Export Configuration Map

The export configuration map binds a subject for use as a service or stream and optionally defines specific accounts that can import the stream or service. Here are the supported configuration properties:

Property Description
stream A subject or subject with wildcards that the account will publish. (exclusive of service)
service A subject or subject with wildcards that the account will subscribe to. (exclusive of stream)
accounts A list of account names that can import the stream or service. If not specified, the service or stream is public and any account can import it.
response_type Indicates if a response to a service request consists of a single or a stream of messages. Possible values are: single or stream. (Default value is singleton)

Here are some example exports:

  1. accounts: {
  2. A: {
  3. users: [
  4. {user: a, password: a}
  5. ]
  6. exports: [
  7. {stream: puba.>}
  8. {service: pubq.>}
  9. {stream: b.>, accounts: [B]}
  10. {service: q.b, accounts: [B]}
  11. ]
  12. }
  13. ...
  14. }

Here’s what A is exporting:

  • a public stream on the wildcard subject puba.>
  • a public service on the wildcard subject pubq.>
  • a stream to account B on the wildcard subject a.>
  • a service to account B on the subject q.b

Import Configuration Map

An import enables an account to consume streams published by another account or make requests to services implemented by another account. All imports require a corresponding export on the exporting account. Accounts cannot do self-imports.

Property Description
stream Stream import source configuration. (exclusive of service)
service Service import source configuration (exclusive of stream)
prefix A local subject prefix mapping for the imported stream. (applicable to stream)
to A local subject mapping for imported service. (applicable to service)
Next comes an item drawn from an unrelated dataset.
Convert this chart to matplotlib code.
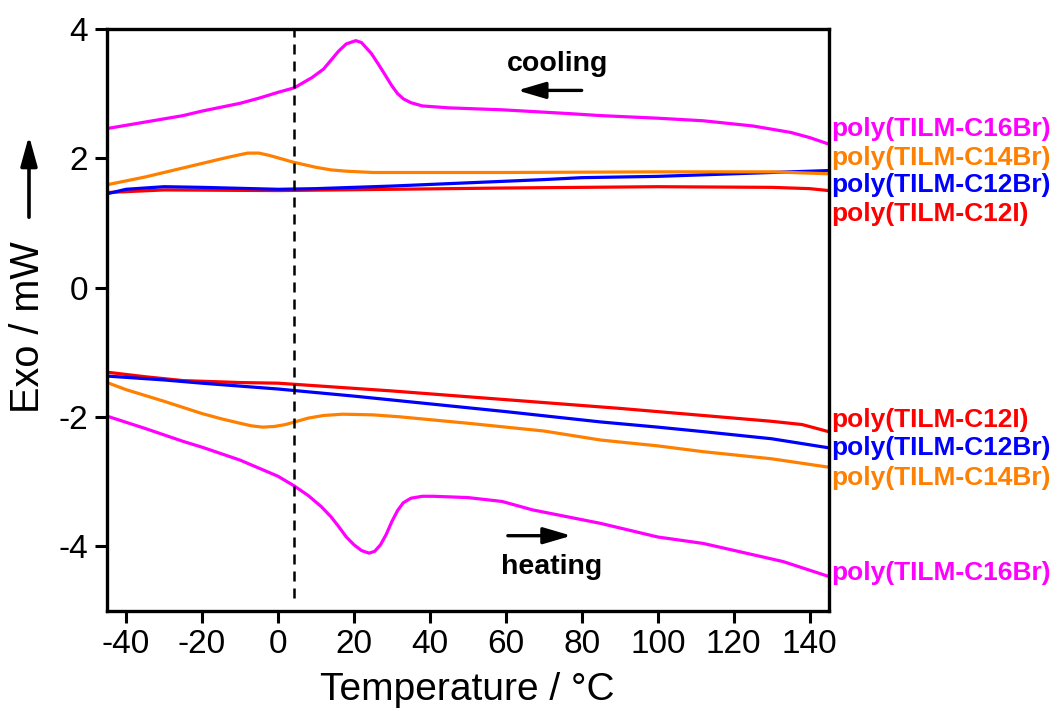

The prefix and to options are optional and allow you to remap the subject that is used locally to receive stream messages from or publish service requests to. This way the importing account does not depend on naming conventions picked by another. Currently, a service import can not make use of wildcards, which is why the import subject can be rewritten. A stream import may make use of wildcards. To retain information contained in the subject, it can thus only be prefixed with prefix

Source Configuration Map

The source configuration map describes an export from a remote account by specifying the account and subject of the export being imported. This map is embedded in the import configuration map:

Property Description
account Account name owning the export.
subject The subject under which the stream or service is made accessible to the importing account

Import/Export Example

  1. accounts: {
  2. A: {
  3. users: [
  4. {user: a, password: a}
  5. ]
  6. exports: [
  7. {stream: puba.>}
  8. {service: pubq.>}
  9. {stream: b.>, accounts: [B]}
  10. {service: q.b, accounts: [B]}
  11. ]
  12. },
  13. B: {
  14. users: [
  15. {user: b, password: b}
  16. ]
  17. imports: [
  18. {stream: {account: A, subject: b.>}}
  19. {service: {account: A, subject: q.b}}
  20. ]
  21. }
  22. C: {
  23. users: [
  24. {user: c, password: c}
  25. ]
  26. imports: [
  27. {stream: {account: A, subject: puba.>}, prefix: from_a}
  28. {service: {account: A, subject: pubq.C}, to: Q}
  29. ]
  30. }
  31. }

Account B imports:

  • the private stream from A that only B can receive on b.>
  • the private service from A that only B can send requests on q.b

Account C imports the public service and stream from A, but also:

  • remaps the puba.> stream to be locally available under from_a.puba.>. The messages will have their original subjects prefixed by from_a.
  • remaps the pubq.C service to be locally available under Q. Account C only needs to publish to Q locally.

It is important to reiterate that:

  • stream puba.> from A is visible to all external accounts that imports the stream.
  • service pubq.> from A is available to all external accounts so long as they know the full subject of where to send the request. Typically an account will export a wildcard service but then coordinate with a client account on specific subjects where requests will be answered. On our example, account C access the service on pubq.C (but has mapped it for simplicity to Q).
  • stream b.> is private, only account B can receive messages from the stream.
  • service q.b is private; only account B can send requests to the service.
  • When C publishes a request to Q, local C clients will see Q messages. However, the server will remap Q to pubq.C and forward the requests to account A.

No Auth User

Clients connecting without authentication can be associated with a particular user within an account.

  1. accounts: {
  2. A: {
  3. users: [
  4. {user: a, password: a}
  5. ]
  6. },
  7. B: {
  8. users: [
  9. {user: b, password: b}
  10. ]
  11. }
  12. }
  13. no_auth_user: a

The above example shows how clients without authentication can be associated with the user a within account A.

Please note that the no_auth_user will not work with nkeys. The user referenced can also be part of the authorization block.

Despite no_auth_user being set, clients still need to communicate that they will not be using credentials. The authentication timeout applies to this process as well. When your connection is slow, you may run into this timeout and the resulting Authentication Timeout error, despite not providing credentials.